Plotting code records
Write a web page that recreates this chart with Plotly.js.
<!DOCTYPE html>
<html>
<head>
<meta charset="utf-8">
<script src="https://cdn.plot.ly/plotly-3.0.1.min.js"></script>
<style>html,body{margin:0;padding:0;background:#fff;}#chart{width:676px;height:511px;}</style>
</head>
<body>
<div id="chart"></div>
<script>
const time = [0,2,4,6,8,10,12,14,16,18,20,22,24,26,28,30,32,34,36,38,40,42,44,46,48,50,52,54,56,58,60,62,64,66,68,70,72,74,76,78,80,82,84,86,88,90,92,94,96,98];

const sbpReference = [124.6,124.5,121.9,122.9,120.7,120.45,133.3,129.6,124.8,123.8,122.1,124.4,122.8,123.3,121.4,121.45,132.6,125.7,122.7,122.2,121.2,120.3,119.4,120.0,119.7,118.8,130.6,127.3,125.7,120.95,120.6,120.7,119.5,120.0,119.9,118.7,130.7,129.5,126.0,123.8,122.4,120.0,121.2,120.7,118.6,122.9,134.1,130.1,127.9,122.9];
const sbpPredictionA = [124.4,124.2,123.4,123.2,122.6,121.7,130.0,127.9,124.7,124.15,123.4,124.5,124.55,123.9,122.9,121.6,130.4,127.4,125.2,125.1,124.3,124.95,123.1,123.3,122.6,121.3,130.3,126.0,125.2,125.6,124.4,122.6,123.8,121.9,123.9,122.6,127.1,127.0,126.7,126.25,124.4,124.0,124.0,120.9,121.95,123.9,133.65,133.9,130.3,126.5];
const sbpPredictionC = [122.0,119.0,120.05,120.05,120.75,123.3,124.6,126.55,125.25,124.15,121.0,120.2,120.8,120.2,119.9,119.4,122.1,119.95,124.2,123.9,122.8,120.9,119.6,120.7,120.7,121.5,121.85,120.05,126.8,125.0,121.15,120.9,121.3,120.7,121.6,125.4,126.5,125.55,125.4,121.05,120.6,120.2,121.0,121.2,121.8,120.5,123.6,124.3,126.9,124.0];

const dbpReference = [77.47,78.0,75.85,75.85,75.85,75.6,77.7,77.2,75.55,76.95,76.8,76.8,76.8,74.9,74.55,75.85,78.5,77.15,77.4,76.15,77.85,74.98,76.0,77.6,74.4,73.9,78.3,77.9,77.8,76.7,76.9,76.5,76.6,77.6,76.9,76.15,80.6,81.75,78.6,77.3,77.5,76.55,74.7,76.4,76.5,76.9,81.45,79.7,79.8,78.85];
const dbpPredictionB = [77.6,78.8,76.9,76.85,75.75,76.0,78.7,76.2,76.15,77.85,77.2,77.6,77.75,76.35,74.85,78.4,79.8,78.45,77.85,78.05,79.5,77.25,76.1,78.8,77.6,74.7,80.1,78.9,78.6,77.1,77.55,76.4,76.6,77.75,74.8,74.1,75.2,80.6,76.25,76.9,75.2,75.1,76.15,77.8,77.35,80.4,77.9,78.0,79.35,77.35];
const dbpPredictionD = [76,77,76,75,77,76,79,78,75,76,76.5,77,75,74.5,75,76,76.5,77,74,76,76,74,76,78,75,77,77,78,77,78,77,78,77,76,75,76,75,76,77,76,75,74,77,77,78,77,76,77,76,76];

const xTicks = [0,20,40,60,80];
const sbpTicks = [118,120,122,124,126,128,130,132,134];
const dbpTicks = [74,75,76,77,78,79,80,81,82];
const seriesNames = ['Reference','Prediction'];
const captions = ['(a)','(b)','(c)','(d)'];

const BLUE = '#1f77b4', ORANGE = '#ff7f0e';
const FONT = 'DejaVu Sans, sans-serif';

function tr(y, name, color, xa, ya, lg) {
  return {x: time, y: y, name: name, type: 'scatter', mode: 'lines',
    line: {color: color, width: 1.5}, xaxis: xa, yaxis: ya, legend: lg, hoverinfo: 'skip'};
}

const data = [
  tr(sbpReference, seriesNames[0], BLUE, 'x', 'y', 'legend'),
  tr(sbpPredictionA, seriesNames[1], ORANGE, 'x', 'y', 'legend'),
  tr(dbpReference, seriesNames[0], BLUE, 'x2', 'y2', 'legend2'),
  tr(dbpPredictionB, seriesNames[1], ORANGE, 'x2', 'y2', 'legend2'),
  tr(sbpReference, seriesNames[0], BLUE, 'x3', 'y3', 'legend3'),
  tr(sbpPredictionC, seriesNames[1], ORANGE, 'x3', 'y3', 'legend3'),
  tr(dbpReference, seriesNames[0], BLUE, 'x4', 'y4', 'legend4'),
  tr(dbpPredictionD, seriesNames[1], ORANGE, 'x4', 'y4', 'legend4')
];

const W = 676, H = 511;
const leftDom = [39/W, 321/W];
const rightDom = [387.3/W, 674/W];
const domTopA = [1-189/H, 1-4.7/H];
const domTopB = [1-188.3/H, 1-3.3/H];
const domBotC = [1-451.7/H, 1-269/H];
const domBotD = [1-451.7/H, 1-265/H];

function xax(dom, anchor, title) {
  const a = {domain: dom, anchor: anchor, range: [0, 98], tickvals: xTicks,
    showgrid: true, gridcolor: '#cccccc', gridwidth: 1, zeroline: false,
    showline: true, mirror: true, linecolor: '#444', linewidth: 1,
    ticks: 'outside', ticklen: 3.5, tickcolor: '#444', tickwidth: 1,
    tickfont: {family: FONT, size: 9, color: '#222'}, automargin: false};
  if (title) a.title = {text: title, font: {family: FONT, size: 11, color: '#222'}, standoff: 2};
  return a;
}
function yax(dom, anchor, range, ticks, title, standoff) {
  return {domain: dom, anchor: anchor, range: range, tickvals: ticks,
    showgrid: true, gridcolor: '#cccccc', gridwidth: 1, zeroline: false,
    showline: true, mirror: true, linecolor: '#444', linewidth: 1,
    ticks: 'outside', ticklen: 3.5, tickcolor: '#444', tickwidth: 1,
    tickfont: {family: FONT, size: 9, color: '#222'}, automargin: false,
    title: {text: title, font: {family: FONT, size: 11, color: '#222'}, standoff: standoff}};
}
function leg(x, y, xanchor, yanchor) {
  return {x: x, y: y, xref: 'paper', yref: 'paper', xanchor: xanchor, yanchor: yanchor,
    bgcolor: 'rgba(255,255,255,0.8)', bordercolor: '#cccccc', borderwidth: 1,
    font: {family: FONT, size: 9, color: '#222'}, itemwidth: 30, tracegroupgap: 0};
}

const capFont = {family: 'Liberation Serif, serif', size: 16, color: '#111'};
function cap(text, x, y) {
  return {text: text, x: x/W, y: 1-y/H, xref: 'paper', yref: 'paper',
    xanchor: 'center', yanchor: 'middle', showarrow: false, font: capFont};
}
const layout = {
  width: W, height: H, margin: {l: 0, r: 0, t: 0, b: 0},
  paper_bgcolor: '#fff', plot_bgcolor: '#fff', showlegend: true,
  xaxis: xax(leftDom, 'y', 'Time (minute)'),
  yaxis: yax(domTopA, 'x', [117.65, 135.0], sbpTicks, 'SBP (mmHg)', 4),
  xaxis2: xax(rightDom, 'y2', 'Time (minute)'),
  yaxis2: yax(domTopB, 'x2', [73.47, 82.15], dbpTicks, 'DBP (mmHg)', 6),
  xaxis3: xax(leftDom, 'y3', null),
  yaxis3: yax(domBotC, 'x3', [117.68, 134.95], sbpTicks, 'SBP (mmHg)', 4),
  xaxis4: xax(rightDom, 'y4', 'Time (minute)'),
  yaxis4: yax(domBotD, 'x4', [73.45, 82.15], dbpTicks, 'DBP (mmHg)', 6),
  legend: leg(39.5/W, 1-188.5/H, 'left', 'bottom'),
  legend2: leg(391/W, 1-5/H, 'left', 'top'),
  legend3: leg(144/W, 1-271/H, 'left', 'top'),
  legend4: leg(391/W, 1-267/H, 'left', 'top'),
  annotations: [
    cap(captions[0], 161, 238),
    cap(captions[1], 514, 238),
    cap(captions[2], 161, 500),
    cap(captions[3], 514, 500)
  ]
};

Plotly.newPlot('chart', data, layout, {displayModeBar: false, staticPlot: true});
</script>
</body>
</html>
==
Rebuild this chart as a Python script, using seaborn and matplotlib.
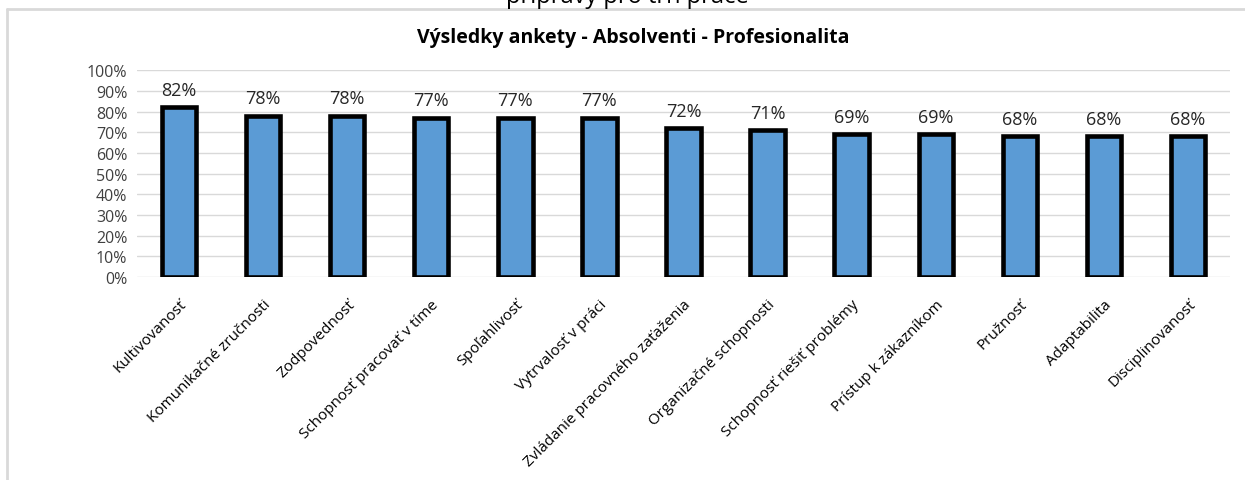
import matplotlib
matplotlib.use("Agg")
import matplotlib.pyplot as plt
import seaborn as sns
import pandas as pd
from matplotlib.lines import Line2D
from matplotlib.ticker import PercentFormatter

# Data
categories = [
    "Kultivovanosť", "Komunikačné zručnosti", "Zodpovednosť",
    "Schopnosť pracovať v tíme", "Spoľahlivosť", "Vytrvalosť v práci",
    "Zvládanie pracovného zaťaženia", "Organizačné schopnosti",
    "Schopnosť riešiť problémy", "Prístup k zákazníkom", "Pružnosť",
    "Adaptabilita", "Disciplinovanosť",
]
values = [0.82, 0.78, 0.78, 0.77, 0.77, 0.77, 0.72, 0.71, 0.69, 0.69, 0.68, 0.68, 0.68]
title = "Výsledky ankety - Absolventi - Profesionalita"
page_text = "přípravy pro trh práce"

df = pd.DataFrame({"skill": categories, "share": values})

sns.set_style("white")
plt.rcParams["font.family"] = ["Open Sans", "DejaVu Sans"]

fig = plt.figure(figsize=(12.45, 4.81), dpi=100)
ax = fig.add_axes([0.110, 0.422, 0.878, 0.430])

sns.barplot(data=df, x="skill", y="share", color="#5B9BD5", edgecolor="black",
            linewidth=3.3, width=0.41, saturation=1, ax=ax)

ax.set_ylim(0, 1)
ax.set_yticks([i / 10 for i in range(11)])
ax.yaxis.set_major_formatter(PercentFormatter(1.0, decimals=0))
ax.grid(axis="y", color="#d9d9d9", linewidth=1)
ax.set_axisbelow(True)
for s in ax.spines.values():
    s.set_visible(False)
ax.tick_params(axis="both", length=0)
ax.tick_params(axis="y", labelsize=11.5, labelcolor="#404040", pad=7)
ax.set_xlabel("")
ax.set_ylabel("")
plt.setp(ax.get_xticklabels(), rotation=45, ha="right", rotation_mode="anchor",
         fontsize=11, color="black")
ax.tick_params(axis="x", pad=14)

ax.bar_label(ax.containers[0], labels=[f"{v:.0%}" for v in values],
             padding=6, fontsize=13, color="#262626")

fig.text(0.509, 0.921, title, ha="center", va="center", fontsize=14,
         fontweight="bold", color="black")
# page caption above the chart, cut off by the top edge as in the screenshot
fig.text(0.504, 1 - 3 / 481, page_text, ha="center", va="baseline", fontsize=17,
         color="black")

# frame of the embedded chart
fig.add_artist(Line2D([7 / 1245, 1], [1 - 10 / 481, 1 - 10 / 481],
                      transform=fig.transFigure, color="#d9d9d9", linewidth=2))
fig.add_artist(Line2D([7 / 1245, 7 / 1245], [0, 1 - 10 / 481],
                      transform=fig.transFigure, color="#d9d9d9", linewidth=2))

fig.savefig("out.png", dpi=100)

Stated goal.
Lines from the one with "Rebuild this chart" through the one with "linewidth=3.3, width=0.41, saturation=1, ax=ax)" are the only ones to quote. Quote them exactly and leave out pictures.

The response.
Rebuild this chart as a Python script, using seaborn and matplotlib.
import matplotlib
matplotlib.use("Agg")
import matplotlib.pyplot as plt
import seaborn as sns
import pandas as pd
from matplotlib.lines import Line2D
from matplotlib.ticker import PercentFormatter

# Data
categories = [
    "Kultivovanosť", "Komunikačné zručnosti", "Zodpovednosť",
    "Schopnosť pracovať v tíme", "Spoľahlivosť", "Vytrvalosť v práci",
    "Zvládanie pracovného zaťaženia", "Organizačné schopnosti",
    "Schopnosť riešiť problémy", "Prístup k zákazníkom", "Pružnosť",
    "Adaptabilita", "Disciplinovanosť",
]
values = [0.82, 0.78, 0.78, 0.77, 0.77, 0.77, 0.72, 0.71, 0.69, 0.69, 0.68, 0.68, 0.68]
title = "Výsledky ankety - Absolventi - Profesionalita"
page_text = "přípravy pro trh práce"

df = pd.DataFrame({"skill": categories, "share": values})

sns.set_style("white")
plt.rcParams["font.family"] = ["Open Sans", "DejaVu Sans"]

fig = plt.figure(figsize=(12.45, 4.81), dpi=100)
ax = fig.add_axes([0.110, 0.422, 0.878, 0.430])

sns.barplot(data=df, x="skill", y="share", color="#5B9BD5", edgecolor="black",
            linewidth=3.3, width=0.41, saturation=1, ax=ax)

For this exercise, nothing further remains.